### GIVEN INSTRUCTION
Leaving out the pictures, retype the lines from the beginning of the listing through the line containing "var markerHour = 16;".

------

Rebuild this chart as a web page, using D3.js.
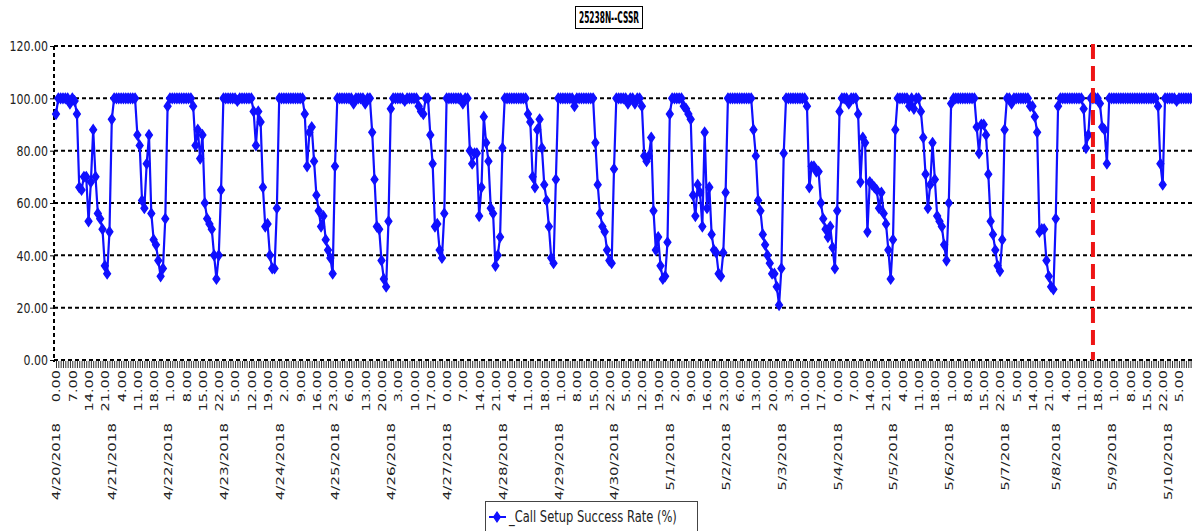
<!DOCTYPE html>
<html>
<head>
<meta charset="utf-8">
<script src="https://cdn.jsdelivr.net/npm/d3@7"></script>
<style>
body { margin: 0; background: #fff; }
text { font-family: "DejaVu Sans", sans-serif; fill: #222; }
</style>
</head>
<body>
<script>
var title = "25238N--CSSR";
var seriesName = "_Call Setup Success Rate (%)";

var dayLabels = ["4/20/2018", "4/21/2018", "4/22/2018", "4/23/2018", "4/24/2018", "4/25/2018", "4/26/2018",
  "4/27/2018", "4/28/2018", "4/29/2018", "4/30/2018", "5/1/2018", "5/2/2018", "5/3/2018", "5/4/2018",
  "5/5/2018", "5/6/2018", "5/7/2018", "5/8/2018", "5/9/2018", "5/10/2018"];
var hours = [0, 1, 2, 3, 4, 5, 6, 7, 8, 9, 10, 11, 12, 13, 14, 15, 16, 17, 18, 19, 20, 21, 22, 23];
var gapDay = "5/7/2018";      // two hours missing in the source data
var gapHours = [9, 10];
var lastDayHours = 11;        // 5/10 runs 0:00 - 10:00
var yTicks = [0, 20, 40, 60, 80, 100, 120];
var markerDay = "5/8/2018";   // red dashed line
var markerHour = 16;

// hourly CSSR (%), one row per day
var cssr = [
  94,100,100,100,100,100,98,100,99,94,66,65,70,70,53,68,88,70,56,54,50,36,33,49,
  92,100,100,100,100,100,100,100,100,100,100,86,82,61,58,75,86,56,46,44,38,32,35,54,
  97,100,100,100,100,100,100,100,100,100,100,97,82,88,77,86,60,54,52,50,40,31,40,65,
  100,100,100,100,100,100,99,100,100,100,100,100,100,95,82,95,91,66,51,52,40,35,35,58,
  100,100,100,100,100,100,100,100,100,100,100,94,74,87,89,76,63,57,51,55,46,42,39,33,
  74,100,100,100,100,100,100,100,98,100,100,100,100,98,100,100,87,69,51,50,38,31,28,53,
  96,100,100,100,100,100,99,100,100,100,100,100,97,95,94,100,100,86,75,51,52,42,39,56,
  100,100,100,100,100,100,100,98,100,100,80,75,79,79,55,66,93,83,76,58,56,36,40,47,
  81,100,100,100,100,100,100,100,100,100,100,94,91,70,66,88,92,81,67,61,51,39,37,69,
  100,100,100,100,100,100,100,97,100,100,100,100,100,100,100,100,83,67,56,51,49,42,38,37,
  73,100,100,100,100,100,98,100,100,98,100,100,97,78,76,78,85,57,42,47,36,31,32,45,
  94,100,100,100,100,100,97,96,94,92,63,55,67,64,51,87,58,66,48,42,41,33,32,41,
  64,100,100,100,100,100,100,100,100,100,100,100,88,78,61,57,48,44,40,37,33,33,28,21,
  35,79,100,100,100,100,100,100,100,100,100,97,66,74,74,72,72,60,54,50,47,51,43,35,
  57,95,100,100,100,98,100,100,100,94,68,85,83,49,68,67,66,65,58,64,56,52,42,31,
  46,88,100,100,100,100,100,97,100,96,100,100,95,85,71,58,67,83,69,55,53,51,44,38,
  60,98,100,100,100,100,100,100,100,100,100,100,89,79,90,90,86,71,53,48,42,36,34,46,
  88,100,100,98,100,100,100,100,100,100,100,97,97,93,87,49,50,50,38,32,28,27,
  54,97,100,100,100,100,100,100,100,100,100,100,96,81,86,100,100,100,100,98,89,88,75,100,
  100,100,100,100,100,100,100,100,100,100,100,100,100,100,100,100,100,100,100,100,97,75,67,100,
  100,100,100,100,99,100,100,100,100,100,100
];

// build the hourly categories
var cats = [];
dayLabels.forEach(function(day, di) {
  var hs = hours.filter(function(h) { return !(day === gapDay && gapHours.indexOf(h) >= 0); });
  if (di === dayLabels.length - 1) hs = hs.slice(0, lastDayHours);
  hs.forEach(function(h, k) { cats.push({day: day, hour: h, first: k === 0}); });
});

var W = 1192, H = 531;
var svg = d3.select("body").append("svg").attr("width", W).attr("height", H);

var x = d3.scalePoint()
  .domain(d3.range(cats.length))
  .range([56, 56 + 2.325 * (cats.length - 1)]);
var y = d3.scaleLinear().domain([0, 120]).range([360, 46]);

// dotted grid
svg.selectAll("line.grid").data(yTicks).enter().append("line")
  .attr("class", "grid")
  .attr("x1", 54).attr("x2", W)
  .attr("y1", function(d) { return y(d); }).attr("y2", function(d) { return y(d); })
  .attr("stroke", "#000").attr("stroke-width", 2).attr("stroke-dasharray", "4,3");
svg.append("line")
  .attr("x1", 54).attr("x2", 54).attr("y1", y(120)).attr("y2", y(0) + 2)
  .attr("stroke", "#000").attr("stroke-width", 2).attr("stroke-dasharray", "4,3");

// y axis
var yAxis = svg.append("g").attr("transform", "translate(54,0)")
  .call(d3.axisLeft(y).tickValues(yTicks).tickFormat(d3.format(".2f")).tickSizeInner(4).tickSizeOuter(0));
yAxis.select(".domain").remove();
yAxis.selectAll("text")
  .attr("x", -6).attr("dy", "0.32em")
  .attr("transform", "scale(1,1.35)")
  .style("font-size", "11px").style("font-family", "DejaVu Sans");

// x axis tick marks, one per hour
var xTicks = svg.append("g").attr("transform", "translate(0,361)")
  .call(d3.axisBottom(x).tickValues(d3.range(cats.length)).tickFormat("").tickSizeInner(7).tickSizeOuter(0));
xTicks.select(".domain").remove();
xTicks.selectAll("line").attr("stroke", "#333");

// hour labels every 7th category
var hourIdx = d3.range(cats.length).filter(function(i) { return i % 7 === 0; });
var xHours = svg.append("g").attr("transform", "translate(0,370)")
  .call(d3.axisBottom(x).tickValues(hourIdx)
    .tickFormat(function(i) { return cats[i].hour + ".00"; }).tickSize(0));
xHours.select(".domain").remove();
xHours.selectAll("text")
  .attr("x", 0).attr("y", 0).attr("dy", "0.36em")
  .attr("transform", "scale(1,1.32) rotate(-90)")
  .style("text-anchor", "end")
  .style("font-size", "11px").style("font-family", "DejaVu Sans");

// date labels at the first hour of each day
var dayIdx = d3.range(cats.length).filter(function(i) { return cats[i].first; });
var xDays = svg.append("g").attr("transform", "translate(0,423)")
  .call(d3.axisBottom(x).tickValues(dayIdx)
    .tickFormat(function(i) { return cats[i].day; }).tickSize(0));
xDays.select(".domain").remove();
xDays.selectAll("text")
  .attr("x", 0).attr("y", 0).attr("dy", "0.36em")
  .attr("transform", "scale(1,1.37) rotate(-90)")
  .style("text-anchor", "end")
  .style("font-size", "11px").style("font-family", "DejaVu Sans");

// series
var blue = "#1010ff";
var line = d3.line()
  .x(function(d, i) { return x(i); })
  .y(function(d) { return y(d); });
svg.append("path").datum(cssr)
  .attr("fill", "none").attr("stroke", blue).attr("stroke-width", 2.2)
  .attr("d", line);

var diamond = d3.symbol().type(d3.symbolDiamond).size(28);
svg.selectAll("path.pt").data(cssr).enter().append("path")
  .attr("class", "pt")
  .attr("d", diamond)
  .attr("transform", function(d, i) { return "translate(" + x(i) + "," + y(d) + ") scale(1.2,1)"; })
  .attr("fill", blue).attr("stroke", blue).attr("stroke-width", 1.2);

// red dashed marker
var markIdx = cats.findIndex(function(c) { return c.day === markerDay && c.hour === markerHour; });
svg.append("line")
  .attr("x1", x(markIdx)).attr("x2", x(markIdx))
  .attr("y1", y(120) - 2).attr("y2", y(0))
  .attr("stroke", "#ee1515").attr("stroke-width", 4).attr("stroke-dasharray", "15,7");

// title
svg.append("rect")
  .attr("x", 575.5).attr("y", 6.5).attr("width", 67).attr("height", 22)
  .attr("fill", "#fff").attr("stroke", "#000");
svg.append("text")
  .attr("transform", "translate(609,17) scale(1,1.35)")
  .attr("dy", "0.36em")
  .attr("text-anchor", "middle")
  .attr("textLength", 60).attr("lengthAdjust", "spacingAndGlyphs")
  .style("font-size", "12px").style("font-weight", "bold").style("fill", "#000")
  .text(title);

// legend
var lg = svg.append("g").attr("transform", "translate(485,501)");
lg.append("rect").attr("x", 0.5).attr("y", 0.5).attr("width", 212).attr("height", 40)
  .attr("fill", "#fff").attr("stroke", "#444");
lg.append("line").attr("x1", 4).attr("x2", 21).attr("y1", 16).attr("y2", 16)
  .attr("stroke", blue).attr("stroke-width", 2);
lg.append("path").attr("d", diamond).attr("transform", "translate(12,16) scale(1.2,1)")
  .attr("fill", blue).attr("stroke", blue);
lg.append("text")
  .attr("transform", "translate(24,16) scale(1,1.35)")
  .attr("dy", "0.35em")
  .style("font-size", "11.5px")
  .text(seriesName);
</script>
</body>
</html>
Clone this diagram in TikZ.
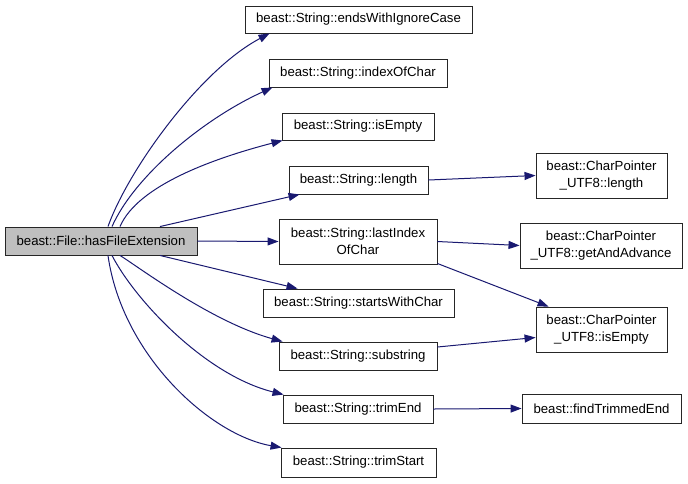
\documentclass[tikz,border=0pt]{standalone}
\usepackage{fontspec}
\setmainfont{Liberation Sans}
\usetikzlibrary{arrows.meta}
\definecolor{edgeblue}{HTML}{191970}
\definecolor{mainfill}{HTML}{BFBFBF}
\tikzset{
  fbox/.style={draw=black!85, line width=0.9pt, inner sep=0pt, align=center,
    font=\fontsize{13.2pt}{16.5pt}\selectfont},
  mainbox/.style={fbox, fill=mainfill},
  edge/.style={draw=edgeblue, line width=1pt, -{Triangle[length=11pt,width=8pt]}, fill=none},
}
\begin{document}
\begin{tikzpicture}[x=1pt,y=-1pt]
\useasboundingbox (0,0) rectangle (688,483);
% nodes
\node[mainbox, minimum width=192pt, minimum height=28pt] (main) at (101,241) {beast::File::hasFileExtension};
\node[fbox, minimum width=227pt, minimum height=27pt] (ew) at (358.5,19.5) {beast::String::endsWithIgnoreCase};
\node[fbox, minimum width=178pt, minimum height=28pt] (ic) at (358,73) {beast::String::indexOfChar};
\node[fbox, minimum width=152pt, minimum height=27pt] (ie) at (358,126.5) {beast::String::isEmpty};
\node[fbox, minimum width=139pt, minimum height=28pt] (ln) at (358.5,180) {beast::String::length};
\node[fbox, minimum width=158pt, minimum height=45pt] (li) at (358,241.5) {beast::String::lastIndex\\OfChar};
\node[fbox, minimum width=191pt, minimum height=28pt] (sw) at (358.5,303) {beast::String::startsWithChar};
\node[fbox, minimum width=158pt, minimum height=28pt] (ss) at (358,356) {beast::String::substring};
\node[fbox, minimum width=150pt, minimum height=28pt] (te) at (358,409) {beast::String::trimEnd};
\node[fbox, minimum width=155pt, minimum height=29pt] (ts) at (358.5,462.5) {beast::String::trimStart};
\node[fbox, minimum width=131pt, minimum height=45pt] (cl) at (601.5,175.5) {beast::CharPointer\\\_UTF8::length};
\node[fbox, minimum width=162pt, minimum height=45pt] (ga) at (601,245.5) {beast::CharPointer\\\_UTF8::getAndAdvance};
\node[fbox, minimum width=131pt, minimum height=45pt] (ci) at (601.5,329.5) {beast::CharPointer\\\_UTF8::isEmpty};
\node[fbox, minimum width=159pt, minimum height=29pt] (ft) at (601.5,408.5) {beast::findTrimmedEnd};
% edges from main
\draw[edge] ([xshift=7pt]main.north) .. controls (128,170) and (200,70) .. ([xshift=25pt]ew.south west);
\draw[edge] ([xshift=11pt]main.north) .. controls (135,175) and (205,118) .. ([xshift=4pt]ic.south west);
\draw[edge] ([xshift=19pt]main.north) .. controls (138,185) and (215,158) .. ([xshift=1pt]ie.south west);
\draw[edge] ([xshift=59pt]main.north) -- ([xshift=11pt]ln.south west);
\draw[edge] (main.east) -- (li.west);
\draw[edge] ([xshift=59pt]main.south) -- ([xshift=35pt]sw.north west);
\draw[edge] ([xshift=19pt]main.south) .. controls (140,268) and (212,322) .. ([xshift=4pt]ss.north west);
\draw[edge] ([xshift=11pt]main.south) .. controls (135,300) and (205,375) .. ([xshift=1pt]te.north west);
\draw[edge] ([xshift=7pt]main.south) .. controls (122,355) and (210,435) .. ([xshift=1pt]ts.north west);
% second level
\draw[edge] (ln.east) -- (cl.west);
\draw[edge] (li.east) -- (ga.west);
\draw[edge] ([yshift=-22pt]li.east) -- ([xshift=13pt]ci.north west);
\draw[edge] ([yshift=9pt]ss.east) -- ([yshift=-8pt]ci.west);
\draw[edge] (te.east) -- (ft.west);
\end{tikzpicture}
\end{document}
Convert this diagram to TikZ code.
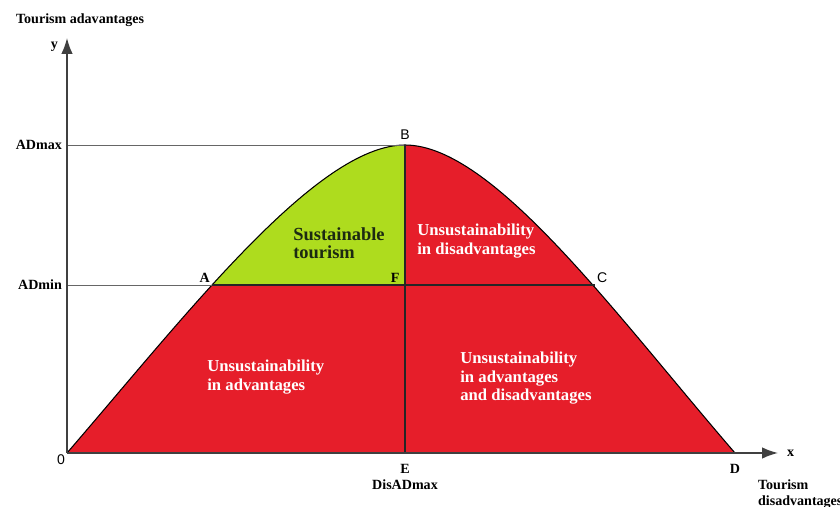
\documentclass[tikz,border=0pt]{standalone}
\usepackage{fontspec}
\setmainfont{Liberation Serif}
\newfontfamily\ptsans{Liberation Sans}
\usetikzlibrary{arrows.meta}
\definecolor{unsred}{HTML}{E61E2A}
\definecolor{susgreen}{HTML}{AEDC1E}
\definecolor{susdark}{HTML}{1C2A12}

\tikzset{
    axis/.style={draw=black!75, line width=0.9pt, -{Latex[length=9pt,width=6.5pt]}},
    level/.style={draw=black!60, line width=0.5pt},
    split/.style={draw=black!85, line width=0.9pt},
    ptlabel/.style={font=\bfseries\fontsize{8}{9}\selectfont, inner sep=1pt},
    sanslabel/.style={font=\ptsans\fontsize{8}{9}\selectfont, inner sep=1pt},
    zonetext/.style={font=\bfseries\fontsize{9.5}{10.3}\selectfont, align=left, anchor=north west, inner sep=0pt},
}

\begin{document}
\begin{tikzpicture}[x=0.02cm, y=0.02cm]
        % Levels of advantages
        \def\ADmaxlvl{308}
        \def\ADminlvl{168}
        \useasboundingbox (-67,-54) rectangle (773,453);

        % Key points of the curve
        \coordinate (O) at (0,0);
        \coordinate (B) at (338,\ADmaxlvl);
        \coordinate (E) at (338,0);
        \coordinate (D) at (668,0);
        \coordinate (A) at (145,\ADminlvl);
        \coordinate (C) at (528,\ADminlvl);
        \coordinate (F) at (338,\ADminlvl);
        \coordinate (ymax) at (0,\ADmaxlvl);
        \coordinate (ymin) at (0,\ADminlvl);
        \coordinate (ytip) at (0,415);
        \coordinate (xtip) at (711,0);

        % Whole area under the curve
        \fill[unsred] (O) .. controls (120,139) and (250,\ADmaxlvl) .. (B)
            .. controls (426,\ADmaxlvl) and (548,139) .. (D) -- cycle;

        % Sustainable part (left, above ADmin)
        \begin{scope}
            \clip (ymin) rectangle (338,330);
            \fill[susgreen] (O) .. controls (120,139) and (250,\ADmaxlvl) .. (B) -- (E) -- cycle;
        \end{scope}

        % Curve outline
        \draw[black, line width=0.6pt] (O) .. controls (120,139) and (250,\ADmaxlvl) .. (B)
            .. controls (426,\ADmaxlvl) and (548,139) .. (D);

        % Level lines and split
        \draw[level] (ymax) -- (B);
        \draw[level] (ymin) -- (A);
        \draw[split] (A) -- (C);
        \draw[split] (B) -- (E);

        % Axes
        \draw[axis] (O) -- (ytip);
        \draw[axis] (O) -- (xtip);

        % Axis labels
        \node[ptlabel, anchor=west] (ttop) at (-53,433) {Tourism adavantages};
        \node[ptlabel, anchor=east] (ylab) at (-7,406) {y};
        \node[ptlabel, right=4pt] (xlab) at (xtip) {x};
        \node[ptlabel, anchor=east] (admax) at (-3,\ADmaxlvl) {ADmax};
        \node[ptlabel, anchor=east] (admin) at (-3,\ADminlvl) {ADmin};
        \node[ptlabel, align=left, anchor=north west] (tdis) at (689,-25) {Tourism\\disadvantages};

        % Point labels
        \node[sanslabel, above=2pt] (lB) at (B) {B};
        \node[ptlabel, anchor=south east] (lA) at (A) {A};
        \node[ptlabel, anchor=south east] (lF) at ([xshift=-2pt]F) {F};
        \node[sanslabel, anchor=south west] (lC) at (C) {C};
        \node[sanslabel, anchor=north east] (lO) at (O) {0};
        \node[ptlabel, below=5pt] (lE) at (E) {E};
        \node[ptlabel, below=1.5pt] (ldis) at (lE.south) {DisADmax};
        \node[ptlabel, below=5pt] (lD) at (D) {D};

        % Zone texts
        \node[zonetext, text=susdark, font=\bfseries\fontsize{10.5}{10.5}\selectfont] (zsus) at (226,226) {Sustainable\\tourism};
        \node[zonetext, text=white] (zdis) at (350,229) {Unsustainability\\in disadvantages};
        \node[zonetext, text=white] (zadv) at (140,93) {Unsustainability\\in advantages};
        \node[zonetext, text=white] (zboth) at (393,101) {Unsustainability\\in advantages\\and disadvantages};
\end{tikzpicture}
\end{document}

------

### ANSWER TO THE PROBLEM
Rebuild this chart as a web page, using D3.js.
<!DOCTYPE html>
<html>
<head>
<meta charset="utf-8">
<script src="https://cdn.jsdelivr.net/npm/d3@7"></script>
<style>
body { margin: 0; background: #fff; }
text { font-family: "DejaVu Sans", sans-serif; fill: #222; }
</style>
</head>
<body>
<script>
var title = "25238N--CSSR";
var seriesName = "_Call Setup Success Rate (%)";

var dayLabels = ["4/20/2018", "4/21/2018", "4/22/2018", "4/23/2018", "4/24/2018", "4/25/2018", "4/26/2018",
  "4/27/2018", "4/28/2018", "4/29/2018", "4/30/2018", "5/1/2018", "5/2/2018", "5/3/2018", "5/4/2018",
  "5/5/2018", "5/6/2018", "5/7/2018", "5/8/2018", "5/9/2018", "5/10/2018"];
var hours = [0, 1, 2, 3, 4, 5, 6, 7, 8, 9, 10, 11, 12, 13, 14, 15, 16, 17, 18, 19, 20, 21, 22, 23];
var gapDay = "5/7/2018";      // two hours missing in the source data
var gapHours = [9, 10];
var lastDayHours = 11;        // 5/10 runs 0:00 - 10:00
var yTicks = [0, 20, 40, 60, 80, 100, 120];
var markerDay = "5/8/2018";   // red dashed line
var markerHour = 16;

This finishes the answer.